Problem details: The line holding "(schema) at (12,74)" is the last one to output; start at the first line of the data, keep every line in between exactly, and leave out pictures.

*****

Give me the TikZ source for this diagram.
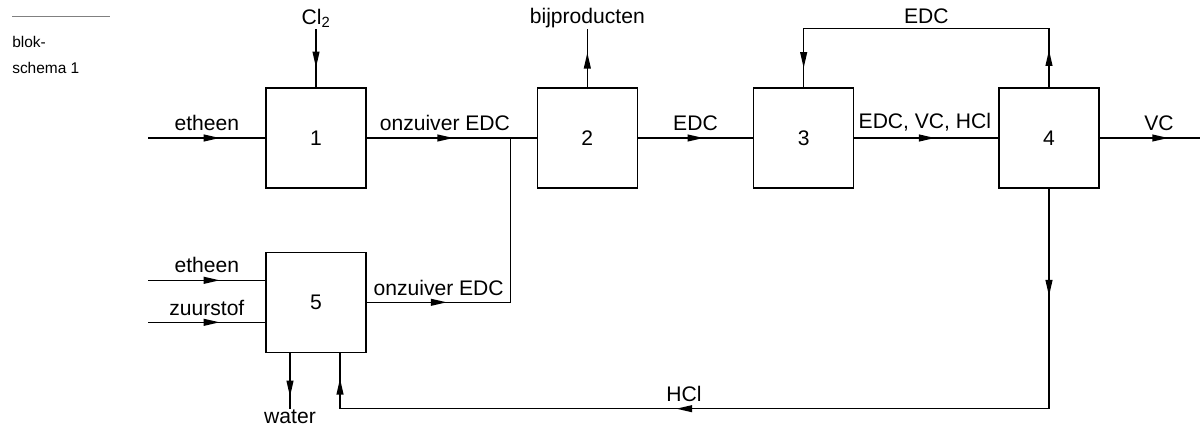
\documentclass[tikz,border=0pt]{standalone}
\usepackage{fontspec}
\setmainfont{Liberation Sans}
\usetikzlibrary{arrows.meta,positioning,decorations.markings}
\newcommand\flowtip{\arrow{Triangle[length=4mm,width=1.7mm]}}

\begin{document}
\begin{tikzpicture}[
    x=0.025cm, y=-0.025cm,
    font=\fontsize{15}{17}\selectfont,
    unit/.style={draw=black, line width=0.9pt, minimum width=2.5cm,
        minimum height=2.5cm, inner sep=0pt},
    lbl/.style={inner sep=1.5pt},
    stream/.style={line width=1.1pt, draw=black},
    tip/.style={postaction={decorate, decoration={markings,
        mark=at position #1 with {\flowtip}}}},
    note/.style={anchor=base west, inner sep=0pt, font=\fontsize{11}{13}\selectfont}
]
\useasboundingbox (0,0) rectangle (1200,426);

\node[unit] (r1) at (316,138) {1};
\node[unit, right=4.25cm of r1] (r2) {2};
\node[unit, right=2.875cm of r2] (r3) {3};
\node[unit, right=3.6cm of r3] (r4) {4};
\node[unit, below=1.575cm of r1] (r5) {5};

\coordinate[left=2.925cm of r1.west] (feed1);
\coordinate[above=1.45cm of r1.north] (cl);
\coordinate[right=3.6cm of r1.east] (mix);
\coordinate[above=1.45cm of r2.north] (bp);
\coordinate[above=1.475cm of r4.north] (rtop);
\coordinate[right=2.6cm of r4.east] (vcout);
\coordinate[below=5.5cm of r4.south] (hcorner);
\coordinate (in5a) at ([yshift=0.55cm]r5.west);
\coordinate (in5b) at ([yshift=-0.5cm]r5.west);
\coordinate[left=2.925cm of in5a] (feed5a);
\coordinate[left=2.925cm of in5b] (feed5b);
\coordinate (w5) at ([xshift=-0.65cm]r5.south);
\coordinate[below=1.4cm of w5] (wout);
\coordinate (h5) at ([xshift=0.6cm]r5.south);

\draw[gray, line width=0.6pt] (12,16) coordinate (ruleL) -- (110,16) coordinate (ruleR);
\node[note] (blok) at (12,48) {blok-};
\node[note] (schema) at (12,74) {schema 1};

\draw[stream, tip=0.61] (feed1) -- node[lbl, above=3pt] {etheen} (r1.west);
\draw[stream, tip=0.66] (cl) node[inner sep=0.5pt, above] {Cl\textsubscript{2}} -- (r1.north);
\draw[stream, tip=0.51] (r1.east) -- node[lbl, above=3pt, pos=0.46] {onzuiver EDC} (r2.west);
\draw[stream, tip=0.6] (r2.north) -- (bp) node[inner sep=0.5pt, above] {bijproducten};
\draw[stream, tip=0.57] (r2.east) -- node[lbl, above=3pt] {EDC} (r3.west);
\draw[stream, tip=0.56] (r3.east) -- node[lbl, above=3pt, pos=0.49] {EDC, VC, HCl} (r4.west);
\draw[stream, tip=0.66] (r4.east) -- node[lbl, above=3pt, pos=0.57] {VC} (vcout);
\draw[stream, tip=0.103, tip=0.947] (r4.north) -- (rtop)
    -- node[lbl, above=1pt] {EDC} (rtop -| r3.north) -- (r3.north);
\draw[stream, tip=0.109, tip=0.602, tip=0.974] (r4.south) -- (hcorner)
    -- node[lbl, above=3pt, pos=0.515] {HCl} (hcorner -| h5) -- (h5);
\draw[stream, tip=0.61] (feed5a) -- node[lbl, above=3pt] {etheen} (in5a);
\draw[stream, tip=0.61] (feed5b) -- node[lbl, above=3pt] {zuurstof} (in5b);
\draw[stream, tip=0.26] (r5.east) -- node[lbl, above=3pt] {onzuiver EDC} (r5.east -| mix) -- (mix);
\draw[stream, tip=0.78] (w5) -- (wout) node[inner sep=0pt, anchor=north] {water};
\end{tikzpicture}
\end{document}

*****

Response to the exercise:
Give me the TikZ source for this diagram.
\documentclass[tikz,border=0pt]{standalone}
\usepackage{fontspec}
\setmainfont{Liberation Sans}
\usetikzlibrary{arrows.meta,positioning,decorations.markings}
\newcommand\flowtip{\arrow{Triangle[length=4mm,width=1.7mm]}}

\begin{document}
\begin{tikzpicture}[
    x=0.025cm, y=-0.025cm,
    font=\fontsize{15}{17}\selectfont,
    unit/.style={draw=black, line width=0.9pt, minimum width=2.5cm,
        minimum height=2.5cm, inner sep=0pt},
    lbl/.style={inner sep=1.5pt},
    stream/.style={line width=1.1pt, draw=black},
    tip/.style={postaction={decorate, decoration={markings,
        mark=at position #1 with {\flowtip}}}},
    note/.style={anchor=base west, inner sep=0pt, font=\fontsize{11}{13}\selectfont}
]
\useasboundingbox (0,0) rectangle (1200,426);

\node[unit] (r1) at (316,138) {1};
\node[unit, right=4.25cm of r1] (r2) {2};
\node[unit, right=2.875cm of r2] (r3) {3};
\node[unit, right=3.6cm of r3] (r4) {4};
\node[unit, below=1.575cm of r1] (r5) {5};

\coordinate[left=2.925cm of r1.west] (feed1);
\coordinate[above=1.45cm of r1.north] (cl);
\coordinate[right=3.6cm of r1.east] (mix);
\coordinate[above=1.45cm of r2.north] (bp);
\coordinate[above=1.475cm of r4.north] (rtop);
\coordinate[right=2.6cm of r4.east] (vcout);
\coordinate[below=5.5cm of r4.south] (hcorner);
\coordinate (in5a) at ([yshift=0.55cm]r5.west);
\coordinate (in5b) at ([yshift=-0.5cm]r5.west);
\coordinate[left=2.925cm of in5a] (feed5a);
\coordinate[left=2.925cm of in5b] (feed5b);
\coordinate (w5) at ([xshift=-0.65cm]r5.south);
\coordinate[below=1.4cm of w5] (wout);
\coordinate (h5) at ([xshift=0.6cm]r5.south);

\draw[gray, line width=0.6pt] (12,16) coordinate (ruleL) -- (110,16) coordinate (ruleR);
\node[note] (blok) at (12,48) {blok-};
\node[note] (schema) at (12,74) {schema 1};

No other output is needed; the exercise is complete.